Identity is an issue
Although all of the main characters in “NW” go through struggles with issues of identity, which are often expressed in conflicts with parents and siblings, it is Natalie/Keisha Blake who brings those issues most sharply into focus, and whose journey of disassociation from her roots most closely resembles that of the author. In an interview on the US radio show, Bookworm, Smith said this:
“When I was a child, I was constantly being told that various habits of mine, I suppose including reading, made me less black than I should be…but the idea that you can be less authentic than you are, is nonsense; there’s no such thing and to struggle under that idea, to concern yourself constantly about your identity, seems to me a kind of prison and it’s one that white people don’t have to anything like the same degree; they have a kind of existential freedom that they don’t even notice, because, of course, it’s what every human being should have and deserves to have, and is natural, but if you don’t have it, if you are constantly wondering instead, not what it is to be, but what it is to be black, then you’re completely cornered…I suppose all my characters to some extent are looking for identities …constantly, when I’m in interview, I am being told my books are all about the search for identity and I always think, my books are about that search being entirely pointless….”
There is a painful scene in “NW” when Natalie visits her sister, Cheryl, and her mother, who are still living on Caldwell (“Caldie”), the council estate where she grew up. They still call her Keisha, but she no longer belongs there.
‘If you hate Caldie so much why d’you even come here?
Seriously, man, no-one asked you to come. Go back to
your new manor. I’m busy. Ain’t really got time to chat to
you, neither. You piss me off, sometimes, Keisha. No, but you do.’
‘When I was at RSN’ said Natalie firmly, in the voice she used in court, ‘do you know how many of my clients were Caldies? There’s nothing wrong with wanting to see you and the kids in a nice place somewhere.’
‘This is a nice place! There’s a lot worse. You done all right out of it. Keisha, if I wanted to get out of here I’d get another place off the council before I came to you, to be honest’
Natalie/Keisha’s speech patterns are devoid of the Black Cockneyisms that pepper her sister’s dialogue. Her family disdainfully regard her as a coconut – black on the outside, white on the inside. There’s a real cri de coeur when she says,
‘Why am I being punished for making something of my
‘Oh my days. Who’s punishing you, Keisha? Nobody.
That’s in your head. You’re paranoid, man.!’
Natalie Blake could not be stopped: ‘I work hard. I came
in with no reputation, nothing. I’ve built up a serious
practice – do you have any idea how few –‘
‘Did you really come round here to tell me what a Big
Woman you are these days?’
‘I came round here to try to help you.’
‘But no-one in here is looking for your help, Keisha!

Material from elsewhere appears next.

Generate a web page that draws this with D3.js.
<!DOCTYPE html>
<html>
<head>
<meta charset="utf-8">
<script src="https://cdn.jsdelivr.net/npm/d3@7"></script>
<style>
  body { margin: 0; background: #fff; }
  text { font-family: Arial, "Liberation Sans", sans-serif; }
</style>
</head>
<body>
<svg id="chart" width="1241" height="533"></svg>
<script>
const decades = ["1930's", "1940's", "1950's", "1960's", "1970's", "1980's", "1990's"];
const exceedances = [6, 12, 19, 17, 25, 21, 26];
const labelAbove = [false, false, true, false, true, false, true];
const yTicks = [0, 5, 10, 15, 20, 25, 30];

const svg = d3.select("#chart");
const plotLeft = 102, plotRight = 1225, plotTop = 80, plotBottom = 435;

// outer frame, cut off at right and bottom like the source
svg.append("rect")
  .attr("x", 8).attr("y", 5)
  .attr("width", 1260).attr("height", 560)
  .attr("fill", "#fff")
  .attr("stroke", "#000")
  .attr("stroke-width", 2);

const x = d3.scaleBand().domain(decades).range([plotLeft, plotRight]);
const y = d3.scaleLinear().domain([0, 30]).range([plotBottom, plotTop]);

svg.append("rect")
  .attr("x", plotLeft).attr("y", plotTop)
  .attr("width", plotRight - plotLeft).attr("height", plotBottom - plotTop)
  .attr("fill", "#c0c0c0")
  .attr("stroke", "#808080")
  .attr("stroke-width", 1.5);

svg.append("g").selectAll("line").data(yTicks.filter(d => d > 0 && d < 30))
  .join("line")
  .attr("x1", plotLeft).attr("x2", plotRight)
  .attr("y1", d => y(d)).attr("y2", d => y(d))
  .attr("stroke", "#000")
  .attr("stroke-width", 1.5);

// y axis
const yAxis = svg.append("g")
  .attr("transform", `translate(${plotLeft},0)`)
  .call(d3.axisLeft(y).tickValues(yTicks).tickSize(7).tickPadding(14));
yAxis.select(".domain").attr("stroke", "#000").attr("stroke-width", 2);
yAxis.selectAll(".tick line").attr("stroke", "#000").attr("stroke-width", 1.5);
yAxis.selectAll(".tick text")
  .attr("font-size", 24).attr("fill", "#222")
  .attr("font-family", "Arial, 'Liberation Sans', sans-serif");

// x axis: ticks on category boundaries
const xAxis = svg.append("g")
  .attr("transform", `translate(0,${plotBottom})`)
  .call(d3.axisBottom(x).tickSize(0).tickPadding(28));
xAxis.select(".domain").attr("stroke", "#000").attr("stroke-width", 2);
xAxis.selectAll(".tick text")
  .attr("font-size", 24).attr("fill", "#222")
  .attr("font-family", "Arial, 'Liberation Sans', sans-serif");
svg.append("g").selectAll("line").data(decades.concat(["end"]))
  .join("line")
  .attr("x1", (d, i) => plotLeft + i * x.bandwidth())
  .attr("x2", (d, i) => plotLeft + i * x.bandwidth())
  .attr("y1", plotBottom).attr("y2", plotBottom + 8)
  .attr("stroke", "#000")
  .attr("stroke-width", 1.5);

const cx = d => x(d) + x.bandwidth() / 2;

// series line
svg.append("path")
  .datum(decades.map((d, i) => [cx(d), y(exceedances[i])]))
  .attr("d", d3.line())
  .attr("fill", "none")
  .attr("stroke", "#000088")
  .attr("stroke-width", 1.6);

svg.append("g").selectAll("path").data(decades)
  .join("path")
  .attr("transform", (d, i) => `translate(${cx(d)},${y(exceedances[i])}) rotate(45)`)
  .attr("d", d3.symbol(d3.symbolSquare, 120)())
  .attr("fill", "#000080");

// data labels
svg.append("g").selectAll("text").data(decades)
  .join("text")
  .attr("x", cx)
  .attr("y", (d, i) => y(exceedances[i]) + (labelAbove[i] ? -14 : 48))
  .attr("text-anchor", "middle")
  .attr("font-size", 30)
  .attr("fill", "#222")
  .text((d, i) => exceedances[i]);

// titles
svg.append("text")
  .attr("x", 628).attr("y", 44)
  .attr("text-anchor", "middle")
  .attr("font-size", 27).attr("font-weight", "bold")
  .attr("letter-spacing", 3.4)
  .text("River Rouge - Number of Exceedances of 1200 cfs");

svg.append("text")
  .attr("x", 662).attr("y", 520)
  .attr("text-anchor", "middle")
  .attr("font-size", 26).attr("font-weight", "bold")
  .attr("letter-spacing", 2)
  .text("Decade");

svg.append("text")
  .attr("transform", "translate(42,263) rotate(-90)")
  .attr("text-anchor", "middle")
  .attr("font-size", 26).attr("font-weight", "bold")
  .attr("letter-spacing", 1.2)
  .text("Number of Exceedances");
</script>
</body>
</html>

This is it! I ain’t looking for you, end of.’
In exile in New York
Although Zadie Smith still has a house in Willesden, she spends much of her time in New York, where she teaches Creative Writing, and there’s certainly a sense that she is writing about Willesden in exile, just as James Joyce wrote about Dublin while living in Paris. The spirit of Joyce seems to hover over “NW’, with its long stream of consciousness passages:
From A to B redux:
Sweet stink of the hookah, couscous, kebabs, exhaust fumes of a bus deadlock. 98, 16, 32, standing room only – quicker to walk! Escapees from St. Mary’s, Paddington: expectant father smoking, old lady wheeling herself in a wheelchair smoking, die-hard urine sack, blood sack, smoking. Everybody loves fags. Everybody. Polish paper, Turkish paper, Arabic, Irish, French, Russian, Spanish, News of the World. Unlock your (stolen) phone, buy a battery pack, a lighter pack, a perfume pack, sunglasses, three for a fiver, a life-size porcelain tiger, gold taps.

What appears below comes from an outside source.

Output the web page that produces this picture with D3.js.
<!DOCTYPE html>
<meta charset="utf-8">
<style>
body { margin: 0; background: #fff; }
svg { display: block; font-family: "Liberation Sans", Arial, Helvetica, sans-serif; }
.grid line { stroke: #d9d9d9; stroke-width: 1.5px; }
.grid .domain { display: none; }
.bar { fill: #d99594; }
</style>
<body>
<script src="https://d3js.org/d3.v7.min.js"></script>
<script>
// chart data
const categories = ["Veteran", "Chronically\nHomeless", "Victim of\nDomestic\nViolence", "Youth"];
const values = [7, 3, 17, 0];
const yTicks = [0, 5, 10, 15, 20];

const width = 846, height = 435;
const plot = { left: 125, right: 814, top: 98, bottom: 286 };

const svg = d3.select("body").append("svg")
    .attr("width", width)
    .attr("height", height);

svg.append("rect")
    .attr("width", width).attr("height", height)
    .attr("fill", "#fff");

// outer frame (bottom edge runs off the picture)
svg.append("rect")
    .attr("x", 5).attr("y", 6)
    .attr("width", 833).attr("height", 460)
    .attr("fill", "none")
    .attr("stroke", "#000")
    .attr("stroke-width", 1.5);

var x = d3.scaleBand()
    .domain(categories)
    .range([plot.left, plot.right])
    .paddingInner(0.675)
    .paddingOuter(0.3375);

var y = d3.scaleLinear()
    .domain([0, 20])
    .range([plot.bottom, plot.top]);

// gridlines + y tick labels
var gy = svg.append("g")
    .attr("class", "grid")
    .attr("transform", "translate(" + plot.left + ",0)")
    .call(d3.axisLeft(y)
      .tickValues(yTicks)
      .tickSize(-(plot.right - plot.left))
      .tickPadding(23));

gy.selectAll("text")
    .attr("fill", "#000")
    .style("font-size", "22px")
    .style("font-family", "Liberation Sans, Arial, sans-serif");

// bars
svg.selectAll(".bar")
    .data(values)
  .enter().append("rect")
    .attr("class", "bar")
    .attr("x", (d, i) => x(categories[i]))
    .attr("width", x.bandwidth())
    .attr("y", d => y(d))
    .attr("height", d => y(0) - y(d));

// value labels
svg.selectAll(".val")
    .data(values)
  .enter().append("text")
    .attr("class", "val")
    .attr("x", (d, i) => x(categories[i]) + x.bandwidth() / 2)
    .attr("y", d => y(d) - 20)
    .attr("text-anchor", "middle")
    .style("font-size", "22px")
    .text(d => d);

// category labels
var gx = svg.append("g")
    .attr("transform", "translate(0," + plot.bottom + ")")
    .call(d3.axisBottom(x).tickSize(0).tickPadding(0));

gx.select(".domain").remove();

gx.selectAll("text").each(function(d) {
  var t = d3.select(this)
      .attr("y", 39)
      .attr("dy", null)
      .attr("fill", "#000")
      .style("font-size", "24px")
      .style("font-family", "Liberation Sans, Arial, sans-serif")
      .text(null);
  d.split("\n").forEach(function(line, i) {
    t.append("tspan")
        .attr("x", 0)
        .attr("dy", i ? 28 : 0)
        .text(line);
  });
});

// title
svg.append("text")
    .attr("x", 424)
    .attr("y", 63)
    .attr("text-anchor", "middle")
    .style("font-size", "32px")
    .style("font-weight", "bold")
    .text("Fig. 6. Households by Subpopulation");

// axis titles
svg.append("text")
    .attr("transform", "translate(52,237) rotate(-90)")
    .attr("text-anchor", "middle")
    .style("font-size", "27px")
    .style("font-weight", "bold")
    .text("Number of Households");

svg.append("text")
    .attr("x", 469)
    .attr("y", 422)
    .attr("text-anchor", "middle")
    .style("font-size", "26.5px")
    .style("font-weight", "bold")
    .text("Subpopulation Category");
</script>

And so on. There are however odd disconnects in the style of the novel, which is split into four sections, “visitation”, “guest” “host” and “crossing”. In the first, most Joycean section, there are irritating modernist flourishes such as a description of an apple tree where the text is laid out in the shape of an apple tree. Inverted commas (which Joyce hated and called perverted commas) are eschewed and dialogue is introduced by means of a dash. Inverted commas denoting dialogue appear in the second and third sections of the novel. In the final segment, there is no punctuating indication of the beginning or ending of dialogue at all. These variations are surely intended, but why? Perhaps the point is the disconnection.
Speaking in 2006, Smith quoted E. Forster and his mantra, “Only connect the prose and the passion and both will be exalted.” She went on to say:
“There are parts of your life which aren’t purely intellectual, for instance, which aren’t on this higher level but they are connected to the other parts of you as well and most of the misery of life to me is in feeling horrified by that other part of yourself …it what makes Puritanism for instance you can’t believe that you this noble animal also do terrible things like have sex and have perverse desires and actually want things which are against your own happiness for example but these things are ture and human and to be able to contain both ideas will make you happy and rejecting this other half wil cause disaster….I was thinking so much of class and when someone like me becomes educated you leave this other half of you behind and it’s incredibly painful it’s hard to connect the me who likes to do the things I used to do and spoke the way I used to speak and was amongst the people I used to be among and the person I am now….if you educate yourself, as you become this other person, you’ve lost this other thing…”
The misery of disconnection and the fragmentation of identity are Zadie (formerly Sadie) Smith’s great themes. If E. M. Forster’s maxim was “Only Connect”, then Zadie Smith’s might be, “Mind the Gap”.